You don’t. I’m not talking to businesses. I’m talking to you, dear komrade.

Did you know that search used to have its own language? A lot of money went into research in natural language processing and combinatorial mathematics to make Google what it is now — something where people can barge in with full English sentences and get something approximately what they think they want.

But all of that came with a gutting of this first elegant retrieval system, something you could almost-not-quite predict whether it would work, and I would argue a narrowing and destruction of what the internet was. It exploits the desire for accessibility rather than adding anything to it, because there were already ways to research without knowing this system. It wasn’t really for regular people, and that was ok (from a people standpoint — Google obviously hated it.)

Thousands of years ago, there were people. People that wanted to find things. They would go and they might not have found what they want, but it wasn’t typical for people to pop out of the bushes and say “Hey! You’re looking for berries, but I’m a fucking mattress store and I want you to know all those other ones are shit!” If that happened, the response would probably be immediate and fatal. People didn’t put up with that shit, though it could also be that time travelers have a bit of a language barrier in neolithic Eurasia.

To find something you had to use the tools available to you. You did not negotiate with your tools. If you wanted to be sure that there were berries, you either got them yourself or you talked to people you trusted. And I do not trust Google.

It’s not just the invasion of privacy implied with a system designed to learn who I am, what I might want as a statistical mean given arbitrary inputs, and what my weird fetishes might be. It’s the quality of results I’m after. For example, right now if you use their image search, you are inevitably and hilariously redirected to Pinterest.

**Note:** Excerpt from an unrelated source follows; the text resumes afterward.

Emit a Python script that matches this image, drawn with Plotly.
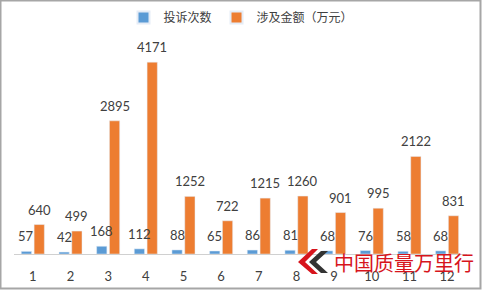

What is Pinterest? You already fucking know if you use Google Image search. It’s another goddamn site to search for images! Worst of all, if you click on one of these, you’re taken to an incredibly generic set of results from that site. It’s like going to a library, searching their system for a book, and that system redirects you to a library inside of that library and the book is a crayon drawing of a list of more books. Fucking useless.

Most of the time, when I use image search, I’m not using it to look for images. I’m using it to find documents to bypass Google’s broken web search. This used to work. It’s a lot easier to find an academic journal talking about electron clouds for thionyl chloride if you can see a diagram you know will probably be in it.

Now I’m stuck with talking to Google’s corrupt librarian. The librarian really, really wants me to use Facebook. It wants me to trust CNN, the New York Times, and McDonalds. It wants to sell me 5,000 privacy-ripping webapps that will convert images, when I’m on a bloody PC. It does this because it thinks it’s gotten to know me, and it thinks it knows what I’ll click, and all of that garbage hides the article on Java with the information I need to complete this anthropology paper. It’s a mattress store salesman lurking in the bushes like an idiot when I’m just fucking hungry.

Enough. There’s a better way. We have to stop using the internet.

There’s no clever plan of action after that sweeping statement. No way to get other people to put down their tablets and phones to live in harmony with technology once more. Google is just irredeemably broken to me now, so I stopped using it. Bye, Felicia.

All I can do is encourage you to think about whether the results you get from Google do it for you. Try other retrieval systems. Visit your actual library — actually, go to their website. Most of them still use the complicated but elegant tools that we developed to put information (all information) in your hands at the Dawn of the Internet.

Why? Because librarians know what the fuck they’re doing. There’s literally a science (called Library Science — go figure) to information collection and retrieval. It’s not easy to use their systems sometimes. But these are real humans you can talk to that will help you give the results you need.

Google just wants to be your friend.